WRITTEN REQUEST: Quote word for word the lines below, beginning with the first and ending with the one that has "const genesMinorTicks = [75, 85, 95, 105, 115, 125];". Drop the pictures.

DATA BLOCK:

◇ ◇ ◇

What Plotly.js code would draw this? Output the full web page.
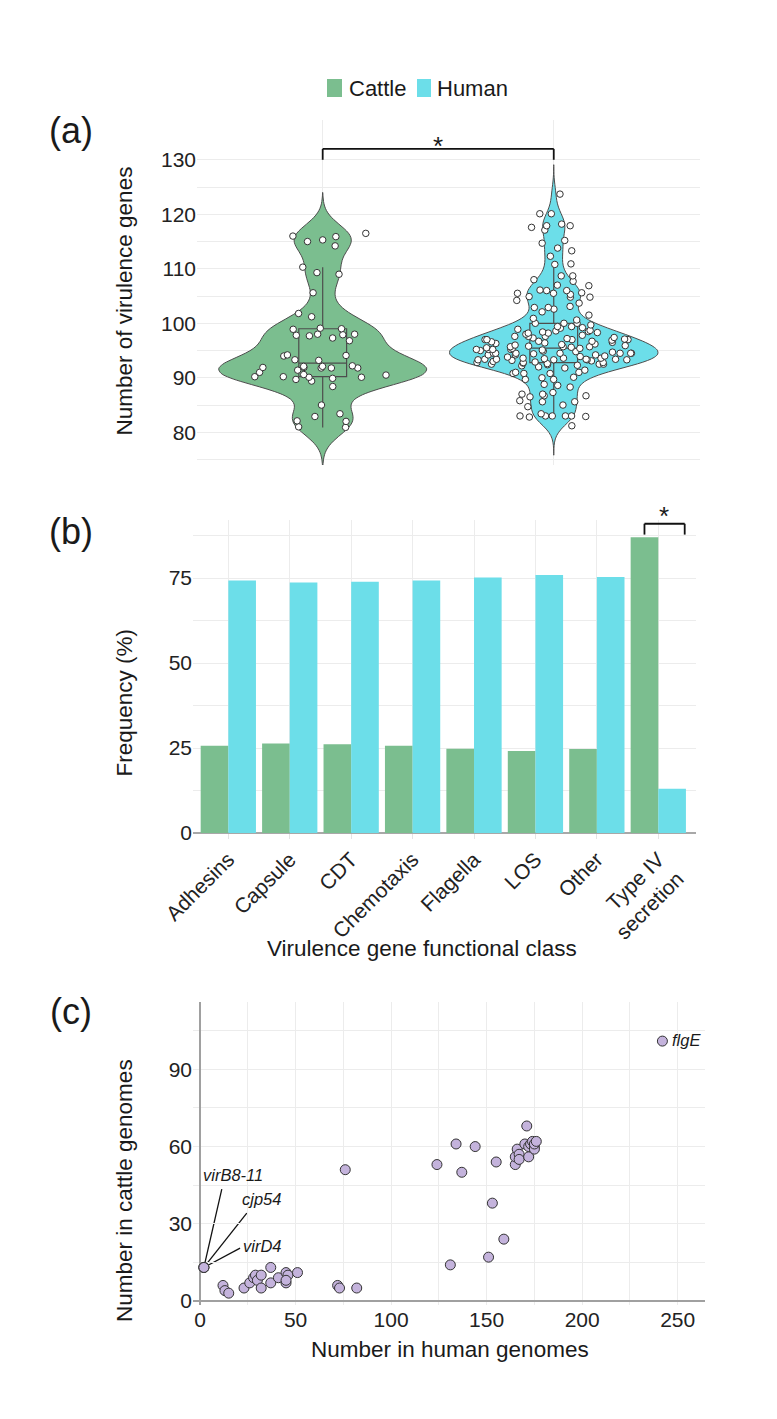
<!DOCTYPE html>
<html>
<head>
<meta charset="utf-8">
<script src="https://cdn.plot.ly/plotly-3.0.1.min.js"></script>
<style>
  html, body { margin: 0; padding: 0; background: #ffffff; }
  #chart { width: 777px; height: 1419px; }
</style>
</head>
<body>
<div id="chart"></div>
<script>
// ---------- (a) number of virulence genes per genome ----------
const cattleGenes = [
  115.3, 114.2, 110.3, 116.5, 115.0, 116.0, 115.9, 109.3, 109.0, 105.6,
  101.8, 101.2, 97.9, 99.0, 99.1, 98.9, 98.0, 97.7, 97.3, 97.8,
  98.0, 96.8, 94.2, 94.0, 93.3, 94.1, 93.2, 91.8, 91.9, 92.2,
  91.8, 92.1, 91.4, 91.0, 91.8, 91.9, 92.1, 90.5, 89.7, 90.1,
  89.9, 90.2, 90.1, 90.6, 90.2, 89.4, 88.4, 85.0, 83.4, 82.9,
  82.0, 82.1, 81.0, 80.9
];
const humanGenes = [
  123.7, 120.1, 120.1, 117.9, 118.2, 117.6, 117.9, 117.1, 115.2, 114.7,
  113.8, 113.3, 112.3, 110.8, 110.9, 108.0, 107.7, 108.7, 108.7, 106.9,
  107.0, 106.1, 106.0, 106.0, 105.3, 105.6, 105.5, 105.5, 104.8, 104.8,
  104.9, 104.2, 103.7, 102.9, 103.1, 102.6, 102.9, 101.5, 102.1, 100.6,
  100.0, 100.9, 100.0, 99.7, 100.0, 99.4, 98.9, 99.4, 99.1, 98.7,
  98.3, 98.2, 97.1, 97.6, 97.0, 98.2, 98.5, 98.6, 97.6, 97.0,
  97.3, 97.6, 97.2, 97.0, 97.0, 96.7, 96.3, 96.5, 96.7, 95.7,
  95.8, 95.2, 95.6, 95.4, 95.2, 95.4, 95.0, 95.7, 95.2, 96.1,
  95.7, 95.2, 94.5, 94.2, 94.4, 94.5, 94.5, 94.2, 94.5, 94.5,
  94.2, 94.5, 94.5, 93.6, 93.3, 93.6, 93.4, 93.3, 93.4, 93.3,
  93.2, 93.4, 93.3, 93.6, 93.4, 92.8, 92.7, 92.4, 92.8, 92.5,
  92.5, 92.3, 92.5, 92.9, 92.8, 93.0, 91.4, 92.0, 91.0, 91.0,
  90.8, 90.8, 90.1, 90.8, 90.0, 89.7, 89.7, 88.8, 88.6, 88.3,
  87.3, 87.0, 86.7, 86.5, 87.0, 86.7, 85.8, 85.6, 85.0, 85.6,
  84.7, 83.4, 82.8, 83.0, 83.0, 83.0, 83.0, 83.0, 82.9, 81.2,
  98.0, 97.4, 96.9, 96.4, 96.0, 95.5, 95.1, 94.8, 94.0, 93.8,
  93.5, 93.1, 92.6, 92.2, 91.8, 96.6, 97.8, 94.7, 93.9, 95.9,
  99.2, 98.4, 96.2, 94.9
];
const genesTicks = [80, 90, 100, 110, 120, 130];
const genesMinorTicks = [75, 85, 95, 105, 115, 125];

// ---------- (b) frequency of each functional class by host ----------
const hosts = ['Cattle', 'Human'];
const geneClasses = ['Adhesins', 'Capsule', 'CDT', 'Chemotaxis', 'Flagella', 'LOS', 'Other', 'Type IV<br>secretion'];
const cattleFreq = [25.7, 26.3, 26.1, 25.7, 24.8, 24.1, 24.7, 87.0];
const humanFreq  = [74.3, 73.7, 73.9, 74.3, 75.2, 75.9, 75.3, 13.0];

// ---------- (c) per-gene counts in human vs cattle genomes ----------
const humanCounts = [
  2, 2, 2, 12, 13, 15, 23, 26, 28, 29, 30, 32, 32, 37, 37, 41, 45, 46, 45, 45, 51,
  72, 73, 82, 76,
  124, 131, 134, 137, 144, 151, 153, 155, 159,
  165, 165, 166, 167, 167, 170, 171, 172, 172, 173, 174, 175, 175, 175, 176,
  242
];
const cattleCounts = [
  13, 13, 13, 6, 4, 3, 5, 7, 9, 10, 8, 10, 5, 13, 7, 9, 11, 10, 7, 8, 11,
  6, 5, 5, 51,
  53, 14, 61, 50, 60, 17, 38, 54, 24,
  53, 56, 59, 57, 55, 61, 68, 56, 60, 61, 62, 60, 59, 61, 62,
  101
];
const calloutGenes  = ['virB8-11', 'cjp54', 'virD4', 'flgE'];
const calloutHuman  = [2, 2, 2, 242];
const calloutCattle = [13, 13, 13, 101];

// ---------- styling ----------
const W = 777, H = 1419;
const GREEN = '#7BBE8F';
const CYAN = '#6CDEE9';
const hostColors = [GREEN, CYAN];
const LAVENDER = '#C4B3DC';
const GRID = '#ececec';
const FONT = 'Arial, "Liberation Sans", sans-serif';
const INK = '#1a1a1a';

const xd = (a, b) => [a / W, b / W];
const yd = (top, bottom) => [1 - bottom / H, 1 - top / H];
const fx = v => v / W;
const fy = v => 1 - v / H;

const tickFont = { family: FONT, size: 21, color: '#222' };

// soft span for the density outlines: 3 bandwidths past the data
const bwCattle = 2.5, bwHuman = 1.8;
const spanOf = (arr, bw) => [Math.min(...arr) - 3 * bw, Math.max(...arr) + 3 * bw];

const violinCommon = {
  type: 'violin', xaxis: 'x', yaxis: 'y', showlegend: false,
  width: 0.9, scalemode: 'width', spanmode: 'manual',
  points: 'all', jitter: 0.75, pointpos: 0,
  marker: { color: '#ffffff', size: 6.5, line: { color: '#333333', width: 1 } },
  line: { color: '#4d4d4d', width: 1 },
  box: { visible: true, width: 0.23, fillcolor: 'rgba(0,0,0,0)', line: { color: '#4d4d4d', width: 1.2 } },
  meanline: { visible: false },
  hoverinfo: 'y'
};

const traces = [
  Object.assign({}, violinCommon, {
    name: hosts[0], x0: 0, y: cattleGenes, fillcolor: GREEN,
    bandwidth: bwCattle, span: spanOf(cattleGenes, bwCattle)
  }),
  Object.assign({}, violinCommon, {
    name: hosts[1], x0: 1, y: humanGenes, fillcolor: CYAN,
    bandwidth: bwHuman, span: spanOf(humanGenes, bwHuman)
  }),
  {
    type: 'bar', name: hosts[0], x: geneClasses, y: cattleFreq,
    xaxis: 'x2', yaxis: 'y2', marker: { color: GREEN }, showlegend: false
  },
  {
    type: 'bar', name: hosts[1], x: geneClasses, y: humanFreq,
    xaxis: 'x2', yaxis: 'y2', marker: { color: CYAN }, showlegend: false
  },
  {
    type: 'scatter', mode: 'markers', x: humanCounts, y: cattleCounts,
    xaxis: 'x3', yaxis: 'y3', showlegend: false,
    marker: { color: LAVENDER, size: 10, line: { color: '#333333', width: 1 } }
  }
];

// significance brackets
const bracket = (xref, yref, x0, x1, yLow, yHigh) => {
  const ln = { color: '#111111', width: 1.8 };
  return [
    { type: 'line', xref, yref, x0: x0, x1: x0, y0: yLow, y1: yHigh, line: ln },
    { type: 'line', xref, yref, x0: x0, x1: x1, y0: yHigh, y1: yHigh, line: ln },
    { type: 'line', xref, yref, x0: x1, x1: x1, y0: yHigh, y1: yLow, line: ln }
  ];
};

// leader lines from the shared point to the gene names (pixel offsets)
const leaderOffsets = [[17.9, 78.3], [42.9, 54.3], [36.2, 19.3]];
const leaders = leaderOffsets.map((d, i) => ({
  type: 'line', xref: 'x3', yref: 'y3', layer: 'below',
  xsizemode: 'pixel', ysizemode: 'pixel',
  xanchor: calloutHuman[i], yanchor: calloutCattle[i],
  x0: 0, y0: 0, x1: d[0], y1: d[1],
  line: { color: '#111111', width: 1.3 }
}));

const calloutShift = [[-3, 92.6], [36, 68.6], [37, 21.6], [8, 1]];
const callouts = calloutGenes.map((g, i) => ({
  xref: 'x3', yref: 'y3', x: calloutHuman[i], y: calloutCattle[i],
  text: '<i>' + g + '</i>', showarrow: false,
  xanchor: 'left', yanchor: 'middle',
  xshift: calloutShift[i][0], yshift: calloutShift[i][1],
  font: { family: FONT, size: 16.5, color: INK }
}));

const paperText = (text, x, y, size, angle, anchor) => ({
  xref: 'paper', yref: 'paper', x: fx(x), y: fy(y), text,
  showarrow: false, xanchor: anchor || 'center', yanchor: 'middle',
  textangle: angle || 0, font: { family: FONT, size, color: INK }
});

// host key above panel (a)
const keySwatches = [[327, 342], [417, 431]];
const keyLabelX = [347, 435];
const keyShapes = hosts.map((h, i) => ({
  type: 'rect', xref: 'paper', yref: 'paper',
  x0: fx(keySwatches[i][0]), x1: fx(keySwatches[i][1]), y0: fy(97), y1: fy(79),
  fillcolor: hostColors[i], line: { width: 0 }
}));
const keyLabels = hosts.map((h, i) => paperText(h, keyLabelX[i], 88, 22, 0, 'left'));

const annotations = [
  paperText('(a)', 71, 131, 36),
  paperText('(b)', 71, 531, 36),
  paperText('(c)', 71, 1011, 36),
  paperText('Number of virulence genes', 123.5, 301, 22.5, -90),
  paperText('Frequency (%)', 123.5, 703, 22.5, -90),
  paperText('Virulence gene functional class', 422, 948, 22.5),
  paperText('Number in cattle genomes', 124, 1191, 22.5, -90),
  paperText('Number in human genomes', 450, 1349, 22.5),
  { xref: 'x', yref: 'paper', x: 0.5, y: fy(146), text: '*', showarrow: false,
    xanchor: 'center', yanchor: 'middle', font: { family: FONT, size: 26, color: INK } },
  { xref: 'x2', yref: 'paper', x: 7.1, y: fy(516), text: '*', showarrow: false,
    xanchor: 'center', yanchor: 'middle', font: { family: FONT, size: 26, color: INK } }
].concat(callouts, keyLabels);

const shapes = []
  .concat(bracket('x', 'y', 0, 1, 130, 132))
  .concat(bracket('x2', 'y2', 6.775, 7.43, 87.8, 91.0))
  .concat(leaders, keyShapes);

const layout = {
  width: W, height: H,
  margin: { l: 0, r: 0, t: 0, b: 0, pad: 0 },
  paper_bgcolor: '#ffffff', plot_bgcolor: '#ffffff',
  font: { family: FONT, color: INK },
  showlegend: false,
  violinmode: 'overlay',
  barmode: 'group', bargap: 0.1, bargroupgap: 0,
  // (a)
  xaxis: {
    domain: xd(197, 700), anchor: 'y', range: [-0.544, 1.633],
    tickvals: [0, 1], showticklabels: false, ticks: '',
    showgrid: true, gridcolor: GRID, zeroline: false, showline: false
  },
  yaxis: {
    domain: yd(120, 465), anchor: 'x', range: [74.0, 137.3],
    tickmode: 'array', tickvals: genesTicks, ticks: '',
    showgrid: true, gridcolor: GRID, zeroline: false, showline: false,
    minor: { tickmode: 'array', tickvals: genesMinorTicks, showgrid: true, gridcolor: GRID, ticks: '' },
    tickfont: tickFont
  },
  // (b)
  xaxis2: {
    domain: xd(193, 696), anchor: 'y2', range: [-0.575, 7.614],
    type: 'category', tickangle: -45, tickfont: tickFont,
    ticks: 'outside', ticklen: 5, tickcolor: '#e4e4e4',
    showgrid: true, gridcolor: GRID, zeroline: false, showline: false
  },
  yaxis2: {
    domain: yd(520, 833), anchor: 'x2', range: [0, 92.1],
    dtick: 25, tick0: 0, ticks: '', tickfont: tickFont,
    showgrid: true, gridcolor: GRID,
    minor: { dtick: 12.5, tick0: 0, showgrid: true, gridcolor: GRID, ticks: '' },
    zeroline: true, zerolinecolor: '#a8a8a8', zerolinewidth: 2, showline: false
  },
  // (c)
  xaxis3: {
    domain: xd(193, 705), anchor: 'y3', range: [-3.7, 264.3],
    dtick: 50, tick0: 0, tickfont: tickFont, ticks: '',
    showgrid: true, gridcolor: GRID,
    minor: { dtick: 25, tick0: 0, showgrid: true, gridcolor: GRID, ticks: '' },
    zeroline: true, zerolinecolor: '#a0a0a0', zerolinewidth: 2, showline: false
  },
  yaxis3: {
    domain: yd(1002, 1305), anchor: 'x3', range: [-1.6, 116.2],
    dtick: 30, tick0: 0, ticks: '', tickfont: tickFont,
    showgrid: true, gridcolor: GRID,
    minor: { dtick: 15, tick0: 0, showgrid: true, gridcolor: GRID, ticks: '' },
    zeroline: true, zerolinecolor: '#a0a0a0', zerolinewidth: 2, showline: false
  },
  shapes,
  annotations
};

Plotly.newPlot('chart', traces, layout, { displayModeBar: false, staticPlot: true });
</script>
</body>
</html>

◇ ◇ ◇

TASK ANSWER:
What Plotly.js code would draw this? Output the full web page.
<!DOCTYPE html>
<html>
<head>
<meta charset="utf-8">
<script src="https://cdn.plot.ly/plotly-3.0.1.min.js"></script>
<style>
  html, body { margin: 0; padding: 0; background: #ffffff; }
  #chart { width: 777px; height: 1419px; }
</style>
</head>
<body>
<div id="chart"></div>
<script>
// ---------- (a) number of virulence genes per genome ----------
const cattleGenes = [
  115.3, 114.2, 110.3, 116.5, 115.0, 116.0, 115.9, 109.3, 109.0, 105.6,
  101.8, 101.2, 97.9, 99.0, 99.1, 98.9, 98.0, 97.7, 97.3, 97.8,
  98.0, 96.8, 94.2, 94.0, 93.3, 94.1, 93.2, 91.8, 91.9, 92.2,
  91.8, 92.1, 91.4, 91.0, 91.8, 91.9, 92.1, 90.5, 89.7, 90.1,
  89.9, 90.2, 90.1, 90.6, 90.2, 89.4, 88.4, 85.0, 83.4, 82.9,
  82.0, 82.1, 81.0, 80.9
];
const humanGenes = [
  123.7, 120.1, 120.1, 117.9, 118.2, 117.6, 117.9, 117.1, 115.2, 114.7,
  113.8, 113.3, 112.3, 110.8, 110.9, 108.0, 107.7, 108.7, 108.7, 106.9,
  107.0, 106.1, 106.0, 106.0, 105.3, 105.6, 105.5, 105.5, 104.8, 104.8,
  104.9, 104.2, 103.7, 102.9, 103.1, 102.6, 102.9, 101.5, 102.1, 100.6,
  100.0, 100.9, 100.0, 99.7, 100.0, 99.4, 98.9, 99.4, 99.1, 98.7,
  98.3, 98.2, 97.1, 97.6, 97.0, 98.2, 98.5, 98.6, 97.6, 97.0,
  97.3, 97.6, 97.2, 97.0, 97.0, 96.7, 96.3, 96.5, 96.7, 95.7,
  95.8, 95.2, 95.6, 95.4, 95.2, 95.4, 95.0, 95.7, 95.2, 96.1,
  95.7, 95.2, 94.5, 94.2, 94.4, 94.5, 94.5, 94.2, 94.5, 94.5,
  94.2, 94.5, 94.5, 93.6, 93.3, 93.6, 93.4, 93.3, 93.4, 93.3,
  93.2, 93.4, 93.3, 93.6, 93.4, 92.8, 92.7, 92.4, 92.8, 92.5,
  92.5, 92.3, 92.5, 92.9, 92.8, 93.0, 91.4, 92.0, 91.0, 91.0,
  90.8, 90.8, 90.1, 90.8, 90.0, 89.7, 89.7, 88.8, 88.6, 88.3,
  87.3, 87.0, 86.7, 86.5, 87.0, 86.7, 85.8, 85.6, 85.0, 85.6,
  84.7, 83.4, 82.8, 83.0, 83.0, 83.0, 83.0, 83.0, 82.9, 81.2,
  98.0, 97.4, 96.9, 96.4, 96.0, 95.5, 95.1, 94.8, 94.0, 93.8,
  93.5, 93.1, 92.6, 92.2, 91.8, 96.6, 97.8, 94.7, 93.9, 95.9,
  99.2, 98.4, 96.2, 94.9
];
const genesTicks = [80, 90, 100, 110, 120, 130];
const genesMinorTicks = [75, 85, 95, 105, 115, 125];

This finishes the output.